它把數組流中的每一個值，使用所提供的函數執行一遍，一一對應。得到與元素個數相同的數組流。然后返回這個新數據流。

flatMap

flat是扁平的意思。所以這個操作是：先映射（map），再拍扁（join）。

flatMap輸入可能是多個子數組流。所以flatMap先針對每個子數組流的每個元素進行映射操作。然后進行扁平化處理，最后匯集所有進行扁平化處理的結果集形成一個新的列表（扁平化簡而言之就是去除所有的修飾）。

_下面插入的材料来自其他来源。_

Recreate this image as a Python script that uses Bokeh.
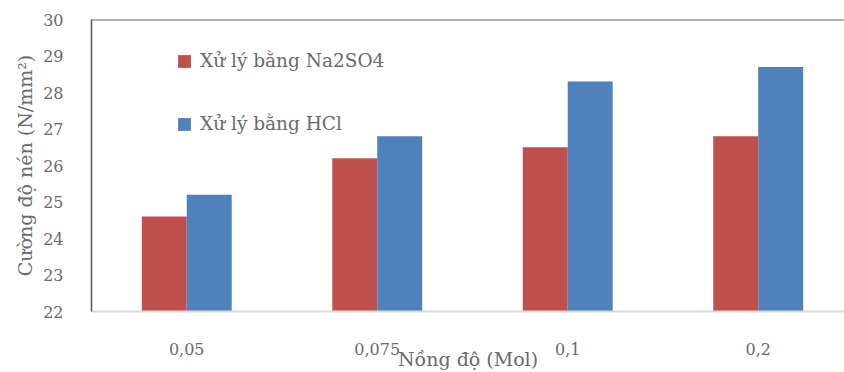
from bokeh.plotting import figure
from bokeh.models import Range1d, FixedTicker, Legend, LegendItem, ColumnDataSource
from bokeh.embed import file_html
from bokeh.resources import INLINE

categories = ["0,05", "0,075", "0,1", "0,2"]
na2so4 = [24.6, 26.2, 26.5, 26.8]
hcl = [25.2, 26.8, 28.3, 28.7]
series_names = ["Xử lý bằng Na2SO4", "Xử lý bằng HCl"]
y_ticks = [22, 23, 24, 25, 26, 27, 28, 29, 30]

FONT = "DejaVu Serif"
TXT = "#6a6a6a"

xc = [i + 0.5 for i in range(len(categories))]
bw = 0.236
src = ColumnDataSource(dict(
    xr=[x - bw / 2 for x in xc],
    xb=[x + bw / 2 for x in xc],
    r=na2so4, b=hcl,
))

p = figure(width=844, height=372, output_backend="svg", toolbar_location=None,
           x_range=Range1d(0, 3.953), y_range=Range1d(22, 30))
p.min_border_left = 91
p.min_border_right = 0
p.min_border_top = 19
p.min_border_bottom = 58
p.outline_line_color = None
p.grid.visible = False
p.background_fill_color = "white"
p.border_fill_color = "white"

rr = p.vbar(x="xr", top="r", bottom=22, width=bw, source=src,
            fill_color="#C0504D", line_color=None)
rb = p.vbar(x="xb", top="b", bottom=22, width=bw, source=src,
            fill_color="#4F81BD", line_color=None)

# top border line
p.hspan(y=[30], line_color="#666666", line_width=2)

ya = p.yaxis[0]
ya.ticker = FixedTicker(ticks=y_ticks)
ya.axis_line_color = "#555555"
ya.axis_line_width = 1.5
ya.major_tick_line_color = None
ya.minor_tick_line_color = None
ya.major_label_text_font = FONT
ya.major_label_text_font_size = "16px"
ya.major_label_text_color = TXT
ya.major_label_standoff = 22
ya.axis_label = "Cường độ nén (N/mm²)"
ya.axis_label_text_font = FONT
ya.axis_label_text_font_size = "19px"
ya.axis_label_text_font_style = "normal"
ya.axis_label_text_color = TXT
ya.axis_label_standoff = 4

xa = p.xaxis[0]
xa.ticker = FixedTicker(ticks=xc)
xa.major_label_overrides = {x: c for x, c in zip(xc, categories)}
xa.axis_line_color = "#d9d9d9"
xa.axis_line_width = 2
xa.major_tick_line_color = None
xa.minor_tick_line_color = None
xa.major_label_text_font = FONT
xa.major_label_text_font_size = "16px"
xa.major_label_text_color = TXT
xa.major_label_standoff = 25
xa.axis_label = "Nồng độ (Mol)"
xa.axis_label_text_font = FONT
xa.axis_label_text_font_size = "19px"
xa.axis_label_text_font_style = "normal"
xa.axis_label_text_color = TXT
xa.axis_label_standoff = -10

legend = Legend(items=[LegendItem(label=series_names[0], renderers=[rr]),
                       LegendItem(label=series_names[1], renderers=[rb])],
                location=(85, 295 - 38 - 80))
legend.glyph_width = 16
legend.glyph_height = 16
legend.label_text_font = FONT
legend.label_text_font_size = "18.5px"
legend.label_text_color = TXT
legend.label_standoff = 8
legend.spacing = 42
legend.padding = 0
legend.margin = 0
legend.border_line_color = None
legend.background_fill_alpha = 0
p.add_layout(legend, "center")

open("out.html", "w").write(file_html(p, INLINE))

flatMap與map另外一個不一樣的地方就是傳入的函數在處理完后返回值必須是List。

實例

比如拿到一個文本文件之后，我們是按行讀取，按行處理。如果要對每一行的單詞數進行計數，那么應該選擇Map方法，如果是統計詞頻，就應該選擇flatMap方法。

如果還不清楚，可以看看下面這個例子：

梁山新進一批好馬，准備給每個馬軍頭領配置一批。於是得到函數以及頭領名單如下：

函數 = ( 頭領 => 頭領 + 好馬 )
五虎將 = List(關勝、林沖、秦明、呼延灼、董平 )
八驃騎 = List(花榮、徐寧、楊志、索超、張清、朱仝、史進、穆弘 )

// Map函數的例子
利用map函數，我們可以得到 五虎將馬軍

五虎將馬軍 = 五虎將.map( 頭領 => 頭領 + 好馬 )
結果是 List( 關勝 + 馬、林沖 + 馬、秦明 + 馬、呼延灼 + 馬、董平 + 馬 )

// flatMap函數的例子
但是為了得到統一的馬軍，則可以用flatMap:

馬軍頭領 = List(五虎將，八驃騎)
馬軍 = 馬軍頭領.flatMap( 頭領 => 頭領 + 好馬 ) 

結果就是：List( 關勝 + 馬、林沖 + 馬、秦明 + 馬、呼延灼 + 馬、董平 + 馬，花榮 + 馬、徐寧 + 馬、楊志 + 馬、索超 + 馬、張清 + 馬、朱仝 + 馬、史進 + 馬、穆弘 + 馬 )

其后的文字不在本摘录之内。